И я, и мои дружки не то чтобы мечтали о такой участи, но постоянно пытались ее в своем воображении нацепить на себя. До поры до времени, разумеется.
Но шло время, и мы, - в отличие от удручающе значительного числа сограждан, - все же повзрослели.
С наступлением «лихих» девяностых, «образ Мальчика» слегка потускнел, слившись с окружающей средой.
А уже позже, поближе к нашим дням «мальчики» снова стали выскакивать, как чертики из табакерки, из новостных сюжетов.
Так, героем новостных лент стал на некоторое время мальчик, вполне, казалось бы, невинно поцелованный президентом в пупок. А чуть позже – заведомо фейковый, но от этого еще более выразительный «распятый мальчик» из Донбасса.
В этом окончательно уже халтурном сюжете инерция трагедийного «образа Мальчика» иссякает, и подобно катушке, на которой закончилась кинопленка, со страшным стуком и грохотом крутится вхолостую.
Однако с сопровождавшим всю нашу жизнь образом не хотелось бы попрощаться насовсем.
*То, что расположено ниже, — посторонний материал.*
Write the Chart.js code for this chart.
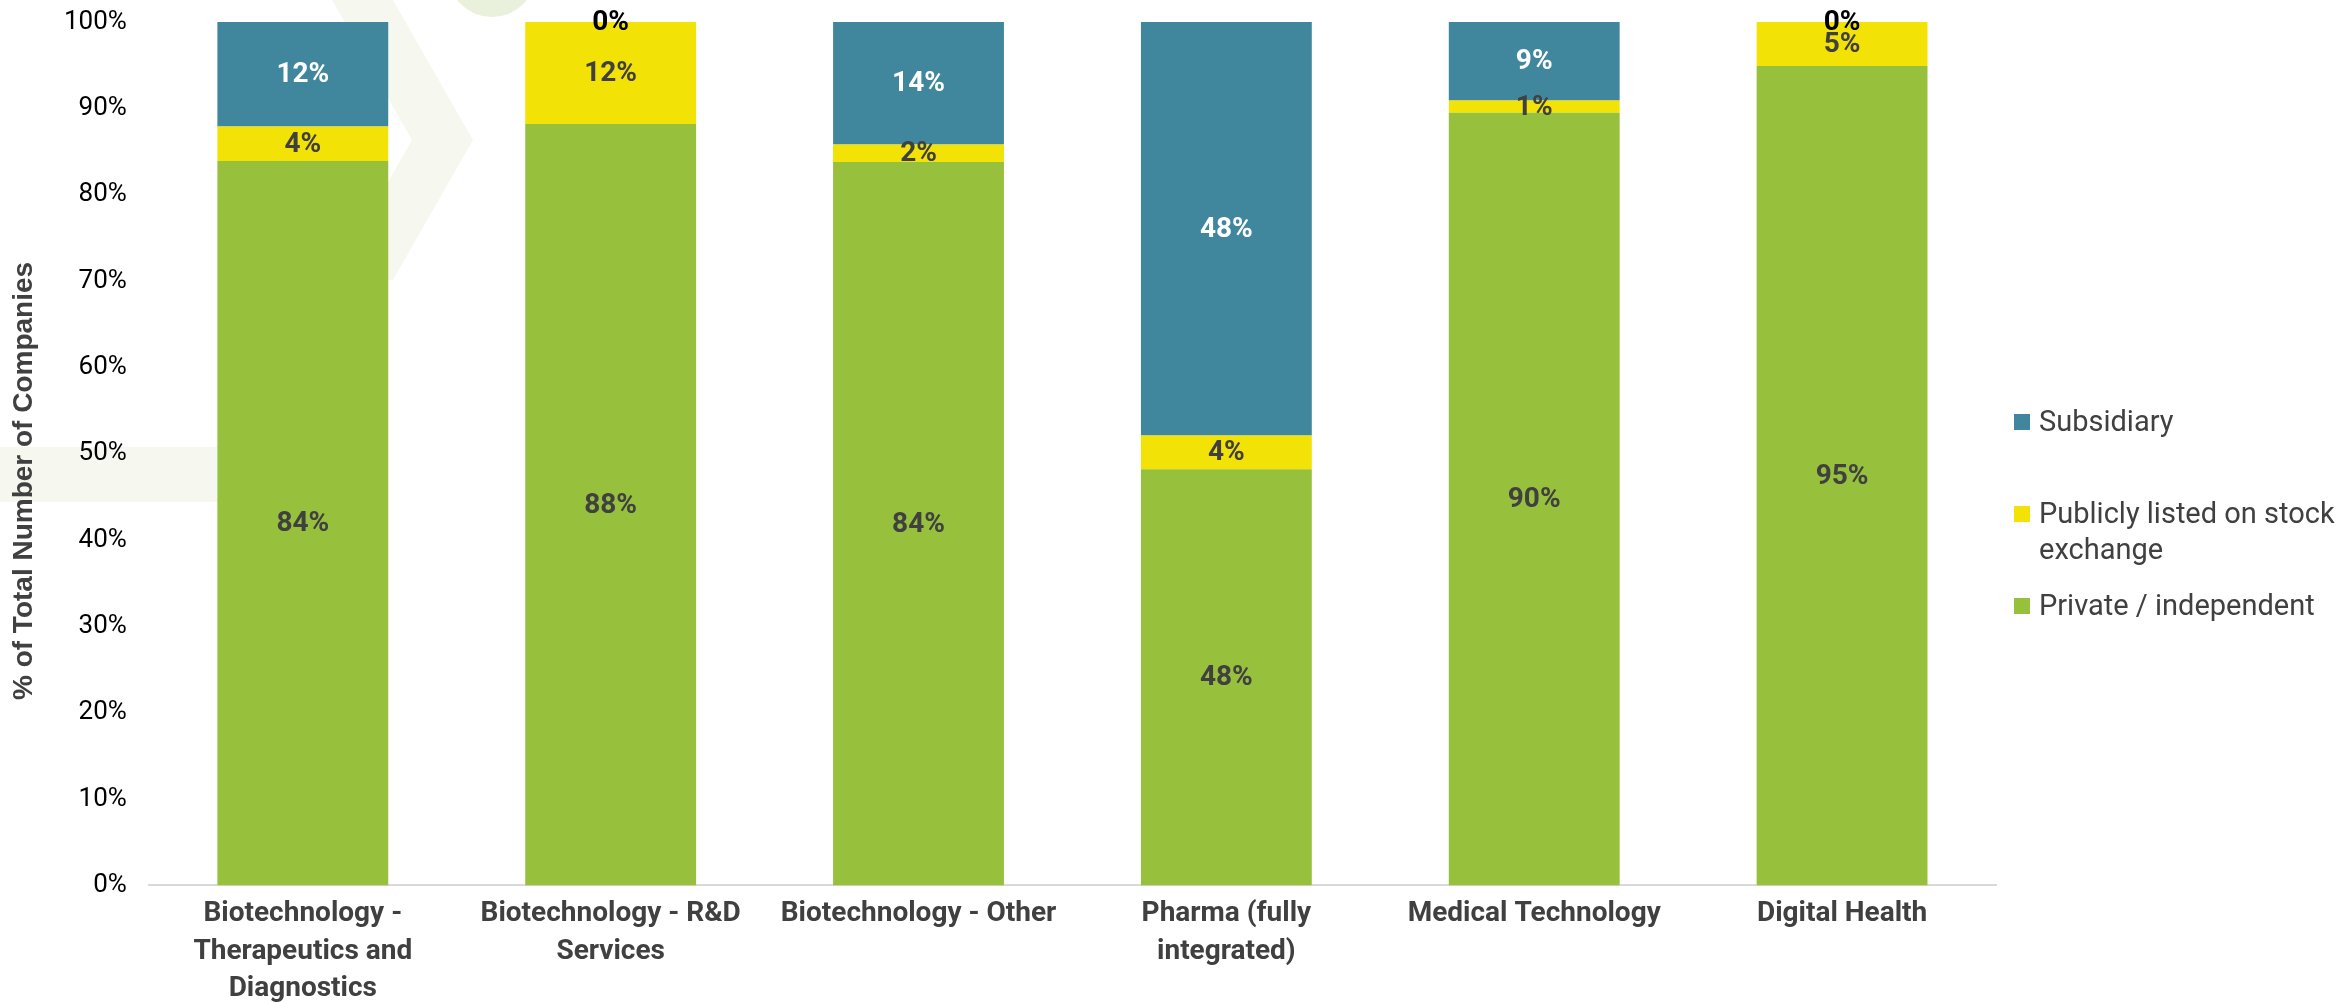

Пусть еще появляются в нашей жизни «мальчики». Только пусть не «кровавые», не лезущие на ворота дворцов, не замученные до смерти злыми дядями и тетями, не пишущие доносы на родных, близких да и вообще ни на кого, не мнимо «распятые». А другие – разумные, веселые, насмешливые, любопытные, наблюдательные. Вроде того самого Андерсеновского мальчика, который когда-то отчетливо и не стесняясь, сообщил всем окружавшим его взрослым дядям и тетям о том, что и без того для многих было очевидно, хотя до поры до времени и не сказано вслух, о том, что король-то – того-с.